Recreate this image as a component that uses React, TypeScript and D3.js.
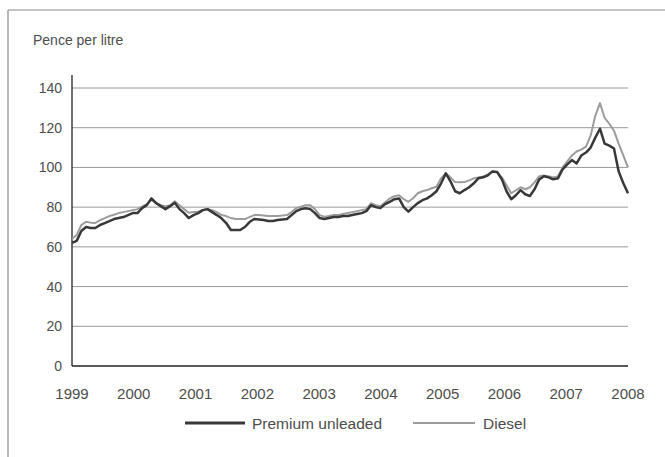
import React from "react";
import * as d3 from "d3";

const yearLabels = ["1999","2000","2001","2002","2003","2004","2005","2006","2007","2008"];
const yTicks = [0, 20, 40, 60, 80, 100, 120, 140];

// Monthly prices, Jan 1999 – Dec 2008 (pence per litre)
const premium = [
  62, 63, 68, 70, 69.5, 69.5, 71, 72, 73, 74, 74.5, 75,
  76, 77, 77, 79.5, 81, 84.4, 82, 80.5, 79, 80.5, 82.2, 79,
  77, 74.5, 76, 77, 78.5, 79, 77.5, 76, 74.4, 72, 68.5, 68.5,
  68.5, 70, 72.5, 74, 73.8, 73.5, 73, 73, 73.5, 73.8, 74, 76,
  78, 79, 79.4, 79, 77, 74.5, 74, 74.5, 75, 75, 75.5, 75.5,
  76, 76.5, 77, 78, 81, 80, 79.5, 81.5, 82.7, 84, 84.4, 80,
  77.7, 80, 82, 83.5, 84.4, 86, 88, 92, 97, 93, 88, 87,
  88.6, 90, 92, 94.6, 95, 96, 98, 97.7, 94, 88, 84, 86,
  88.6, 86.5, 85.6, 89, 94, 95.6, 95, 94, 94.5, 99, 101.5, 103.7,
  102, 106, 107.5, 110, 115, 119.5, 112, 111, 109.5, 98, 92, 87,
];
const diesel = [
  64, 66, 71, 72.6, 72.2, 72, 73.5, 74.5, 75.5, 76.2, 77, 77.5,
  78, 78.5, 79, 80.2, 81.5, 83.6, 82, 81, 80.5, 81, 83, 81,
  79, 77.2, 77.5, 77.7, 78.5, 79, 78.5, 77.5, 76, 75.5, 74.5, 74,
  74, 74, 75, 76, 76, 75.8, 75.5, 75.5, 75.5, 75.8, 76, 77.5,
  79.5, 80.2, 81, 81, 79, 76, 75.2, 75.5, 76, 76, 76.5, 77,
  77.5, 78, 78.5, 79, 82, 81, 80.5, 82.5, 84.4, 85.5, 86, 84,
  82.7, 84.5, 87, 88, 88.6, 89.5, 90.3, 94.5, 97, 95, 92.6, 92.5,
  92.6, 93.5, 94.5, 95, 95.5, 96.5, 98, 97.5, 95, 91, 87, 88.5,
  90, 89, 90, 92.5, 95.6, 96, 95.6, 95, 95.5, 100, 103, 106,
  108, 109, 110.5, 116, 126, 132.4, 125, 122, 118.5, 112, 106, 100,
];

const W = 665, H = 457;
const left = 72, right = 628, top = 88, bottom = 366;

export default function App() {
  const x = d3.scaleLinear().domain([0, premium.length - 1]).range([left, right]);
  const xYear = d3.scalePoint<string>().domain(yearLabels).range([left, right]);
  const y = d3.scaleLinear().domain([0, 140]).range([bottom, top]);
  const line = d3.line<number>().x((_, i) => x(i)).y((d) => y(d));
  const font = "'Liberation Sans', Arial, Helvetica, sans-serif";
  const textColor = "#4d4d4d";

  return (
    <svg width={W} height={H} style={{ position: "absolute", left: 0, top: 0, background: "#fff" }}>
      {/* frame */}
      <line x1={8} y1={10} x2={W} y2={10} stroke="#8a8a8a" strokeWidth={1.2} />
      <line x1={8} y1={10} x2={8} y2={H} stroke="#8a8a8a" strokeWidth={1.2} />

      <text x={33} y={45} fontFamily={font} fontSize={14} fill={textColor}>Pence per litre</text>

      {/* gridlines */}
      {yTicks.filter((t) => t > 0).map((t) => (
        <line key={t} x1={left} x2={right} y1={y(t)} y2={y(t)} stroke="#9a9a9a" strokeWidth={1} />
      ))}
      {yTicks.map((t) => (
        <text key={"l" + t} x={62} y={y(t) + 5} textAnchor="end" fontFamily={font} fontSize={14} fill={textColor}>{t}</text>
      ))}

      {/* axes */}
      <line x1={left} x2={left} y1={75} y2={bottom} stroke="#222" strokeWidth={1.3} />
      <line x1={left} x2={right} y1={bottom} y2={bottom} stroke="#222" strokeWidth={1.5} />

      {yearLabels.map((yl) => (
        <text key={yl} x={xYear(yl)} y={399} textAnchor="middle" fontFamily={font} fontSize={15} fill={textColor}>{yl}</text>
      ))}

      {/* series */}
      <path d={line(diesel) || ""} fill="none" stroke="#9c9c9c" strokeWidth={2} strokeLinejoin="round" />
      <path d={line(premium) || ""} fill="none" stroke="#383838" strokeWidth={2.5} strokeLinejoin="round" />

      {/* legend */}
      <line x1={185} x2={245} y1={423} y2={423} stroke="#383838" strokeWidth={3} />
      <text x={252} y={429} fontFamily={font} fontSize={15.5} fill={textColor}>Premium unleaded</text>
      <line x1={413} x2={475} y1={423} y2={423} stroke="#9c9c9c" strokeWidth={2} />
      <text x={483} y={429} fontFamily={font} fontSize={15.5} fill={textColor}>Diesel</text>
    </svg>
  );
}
○ ○ ○ ○
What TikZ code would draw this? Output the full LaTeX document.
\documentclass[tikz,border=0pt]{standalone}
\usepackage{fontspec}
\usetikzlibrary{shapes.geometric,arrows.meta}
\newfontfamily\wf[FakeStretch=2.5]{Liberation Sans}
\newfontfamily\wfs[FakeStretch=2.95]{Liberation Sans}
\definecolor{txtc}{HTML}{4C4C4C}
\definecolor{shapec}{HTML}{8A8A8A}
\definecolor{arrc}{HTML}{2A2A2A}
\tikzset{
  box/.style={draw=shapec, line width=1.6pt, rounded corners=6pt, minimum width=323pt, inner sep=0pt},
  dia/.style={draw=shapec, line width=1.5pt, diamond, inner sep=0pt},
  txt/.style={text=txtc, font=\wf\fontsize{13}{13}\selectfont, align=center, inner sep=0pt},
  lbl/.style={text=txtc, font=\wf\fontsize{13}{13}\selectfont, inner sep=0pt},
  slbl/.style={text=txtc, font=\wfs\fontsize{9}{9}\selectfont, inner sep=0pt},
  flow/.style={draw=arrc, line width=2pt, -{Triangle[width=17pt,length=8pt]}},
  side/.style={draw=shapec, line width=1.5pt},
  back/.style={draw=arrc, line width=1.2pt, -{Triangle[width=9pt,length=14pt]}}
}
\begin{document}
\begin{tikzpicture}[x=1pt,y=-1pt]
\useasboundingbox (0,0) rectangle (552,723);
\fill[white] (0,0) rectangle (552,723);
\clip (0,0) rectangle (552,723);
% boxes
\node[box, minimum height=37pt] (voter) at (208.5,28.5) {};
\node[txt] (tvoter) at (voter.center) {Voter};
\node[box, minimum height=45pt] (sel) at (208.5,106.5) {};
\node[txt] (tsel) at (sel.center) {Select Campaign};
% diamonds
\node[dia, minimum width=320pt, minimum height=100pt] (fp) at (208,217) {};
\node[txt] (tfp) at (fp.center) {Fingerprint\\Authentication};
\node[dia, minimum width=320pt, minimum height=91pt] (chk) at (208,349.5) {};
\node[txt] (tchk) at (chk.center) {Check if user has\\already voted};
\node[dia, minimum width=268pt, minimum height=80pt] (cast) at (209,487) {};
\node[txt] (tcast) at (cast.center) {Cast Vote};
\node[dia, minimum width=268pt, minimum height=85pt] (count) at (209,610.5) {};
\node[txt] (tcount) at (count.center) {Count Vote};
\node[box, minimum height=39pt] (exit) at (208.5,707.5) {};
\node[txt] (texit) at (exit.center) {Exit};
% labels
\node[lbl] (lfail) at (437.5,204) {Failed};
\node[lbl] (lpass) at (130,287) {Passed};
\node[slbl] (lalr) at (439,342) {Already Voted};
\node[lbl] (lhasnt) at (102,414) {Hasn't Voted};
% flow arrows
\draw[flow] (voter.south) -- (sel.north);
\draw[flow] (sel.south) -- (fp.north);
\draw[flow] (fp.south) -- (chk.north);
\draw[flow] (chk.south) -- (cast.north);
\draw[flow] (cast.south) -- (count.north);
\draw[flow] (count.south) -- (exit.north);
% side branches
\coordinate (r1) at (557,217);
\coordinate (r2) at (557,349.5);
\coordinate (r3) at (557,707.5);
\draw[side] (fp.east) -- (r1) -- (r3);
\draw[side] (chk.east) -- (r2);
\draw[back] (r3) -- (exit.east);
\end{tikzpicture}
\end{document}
○ ○ ○ ○
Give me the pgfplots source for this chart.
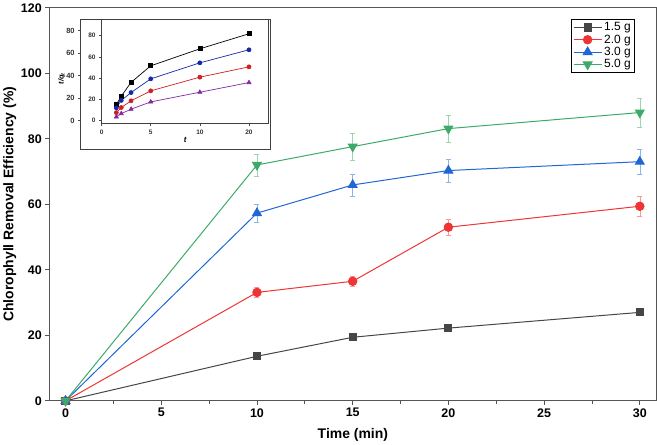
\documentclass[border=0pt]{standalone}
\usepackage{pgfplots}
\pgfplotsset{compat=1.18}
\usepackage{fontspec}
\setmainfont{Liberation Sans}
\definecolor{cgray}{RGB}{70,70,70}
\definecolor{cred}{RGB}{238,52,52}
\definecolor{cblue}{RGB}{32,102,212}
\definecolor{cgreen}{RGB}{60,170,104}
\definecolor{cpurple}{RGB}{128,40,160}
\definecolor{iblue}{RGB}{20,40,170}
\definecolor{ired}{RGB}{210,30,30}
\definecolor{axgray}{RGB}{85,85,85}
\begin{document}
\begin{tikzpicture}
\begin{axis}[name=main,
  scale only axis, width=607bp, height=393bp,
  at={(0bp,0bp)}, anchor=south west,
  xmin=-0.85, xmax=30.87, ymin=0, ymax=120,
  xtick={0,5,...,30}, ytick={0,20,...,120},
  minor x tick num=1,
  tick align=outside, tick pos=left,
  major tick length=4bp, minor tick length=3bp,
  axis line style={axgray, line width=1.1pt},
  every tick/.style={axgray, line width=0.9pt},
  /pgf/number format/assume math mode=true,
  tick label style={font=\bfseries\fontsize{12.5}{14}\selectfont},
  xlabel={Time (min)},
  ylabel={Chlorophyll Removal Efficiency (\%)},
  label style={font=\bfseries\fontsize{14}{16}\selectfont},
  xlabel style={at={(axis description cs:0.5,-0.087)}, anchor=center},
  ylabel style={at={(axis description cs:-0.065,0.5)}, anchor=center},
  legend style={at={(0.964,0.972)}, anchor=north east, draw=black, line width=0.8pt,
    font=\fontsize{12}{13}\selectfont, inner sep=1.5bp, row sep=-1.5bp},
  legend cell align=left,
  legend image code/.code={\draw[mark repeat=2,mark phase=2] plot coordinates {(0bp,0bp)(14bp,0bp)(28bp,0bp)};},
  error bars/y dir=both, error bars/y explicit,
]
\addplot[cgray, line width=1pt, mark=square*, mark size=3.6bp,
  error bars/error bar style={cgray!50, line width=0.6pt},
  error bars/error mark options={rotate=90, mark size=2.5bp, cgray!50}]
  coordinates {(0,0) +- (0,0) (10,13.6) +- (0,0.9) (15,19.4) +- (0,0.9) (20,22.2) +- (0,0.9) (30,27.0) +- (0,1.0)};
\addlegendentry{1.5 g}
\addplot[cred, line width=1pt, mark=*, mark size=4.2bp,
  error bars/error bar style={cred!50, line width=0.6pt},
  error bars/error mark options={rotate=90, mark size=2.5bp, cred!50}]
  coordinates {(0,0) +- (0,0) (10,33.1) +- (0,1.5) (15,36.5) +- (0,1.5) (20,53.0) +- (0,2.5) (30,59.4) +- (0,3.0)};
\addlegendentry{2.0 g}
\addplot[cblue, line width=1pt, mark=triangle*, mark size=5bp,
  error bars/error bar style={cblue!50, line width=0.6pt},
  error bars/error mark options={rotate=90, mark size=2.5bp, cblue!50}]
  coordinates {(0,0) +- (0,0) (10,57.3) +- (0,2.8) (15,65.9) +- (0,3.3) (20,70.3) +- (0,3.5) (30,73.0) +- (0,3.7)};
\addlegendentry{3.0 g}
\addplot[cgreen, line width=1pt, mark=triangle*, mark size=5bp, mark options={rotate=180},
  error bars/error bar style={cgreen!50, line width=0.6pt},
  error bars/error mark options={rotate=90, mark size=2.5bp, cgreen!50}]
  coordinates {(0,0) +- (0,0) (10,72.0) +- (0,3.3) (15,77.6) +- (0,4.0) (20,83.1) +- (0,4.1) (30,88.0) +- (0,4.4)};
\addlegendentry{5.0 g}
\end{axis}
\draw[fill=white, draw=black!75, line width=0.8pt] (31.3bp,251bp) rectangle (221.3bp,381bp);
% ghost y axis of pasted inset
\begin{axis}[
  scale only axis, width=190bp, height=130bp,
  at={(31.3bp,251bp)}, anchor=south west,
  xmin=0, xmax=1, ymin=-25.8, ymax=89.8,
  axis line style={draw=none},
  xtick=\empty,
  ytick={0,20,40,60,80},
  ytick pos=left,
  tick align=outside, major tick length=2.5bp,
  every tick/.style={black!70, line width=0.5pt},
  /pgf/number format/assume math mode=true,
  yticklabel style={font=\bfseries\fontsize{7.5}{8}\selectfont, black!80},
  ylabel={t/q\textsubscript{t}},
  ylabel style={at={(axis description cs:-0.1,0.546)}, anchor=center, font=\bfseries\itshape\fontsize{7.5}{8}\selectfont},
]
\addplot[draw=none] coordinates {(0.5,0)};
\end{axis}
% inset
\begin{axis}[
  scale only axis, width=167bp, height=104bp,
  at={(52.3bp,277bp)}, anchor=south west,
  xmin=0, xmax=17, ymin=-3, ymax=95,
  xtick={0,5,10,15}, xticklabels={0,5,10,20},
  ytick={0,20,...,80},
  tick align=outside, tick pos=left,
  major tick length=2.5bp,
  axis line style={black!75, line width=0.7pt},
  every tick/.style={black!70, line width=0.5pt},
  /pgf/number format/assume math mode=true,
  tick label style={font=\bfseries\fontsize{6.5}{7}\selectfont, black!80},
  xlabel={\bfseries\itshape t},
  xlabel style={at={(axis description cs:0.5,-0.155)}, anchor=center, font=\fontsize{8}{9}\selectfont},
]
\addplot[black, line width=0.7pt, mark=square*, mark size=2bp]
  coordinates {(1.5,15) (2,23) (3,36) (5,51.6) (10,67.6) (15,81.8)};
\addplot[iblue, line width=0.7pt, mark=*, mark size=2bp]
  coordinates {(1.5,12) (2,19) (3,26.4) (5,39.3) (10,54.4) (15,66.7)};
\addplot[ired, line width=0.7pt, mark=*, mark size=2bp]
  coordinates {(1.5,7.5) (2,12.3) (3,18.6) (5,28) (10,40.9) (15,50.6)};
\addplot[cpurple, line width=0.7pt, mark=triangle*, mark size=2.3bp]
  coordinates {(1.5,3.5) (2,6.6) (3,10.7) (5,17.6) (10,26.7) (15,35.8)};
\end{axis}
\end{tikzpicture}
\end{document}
○ ○ ○ ○
**Stated problem:**
Exactly and only the lines from the line with "Recreate this image" to the line with "const yTicks = [0, 20, 40, 60, 80, 100, 120, 140];", both ends included, should be echoed. Do not carry over the pictures.

**Problem solution:**
Recreate this image as a component that uses React, TypeScript and D3.js.
import React from "react";
import * as d3 from "d3";

const yearLabels = ["1999","2000","2001","2002","2003","2004","2005","2006","2007","2008"];
const yTicks = [0, 20, 40, 60, 80, 100, 120, 140];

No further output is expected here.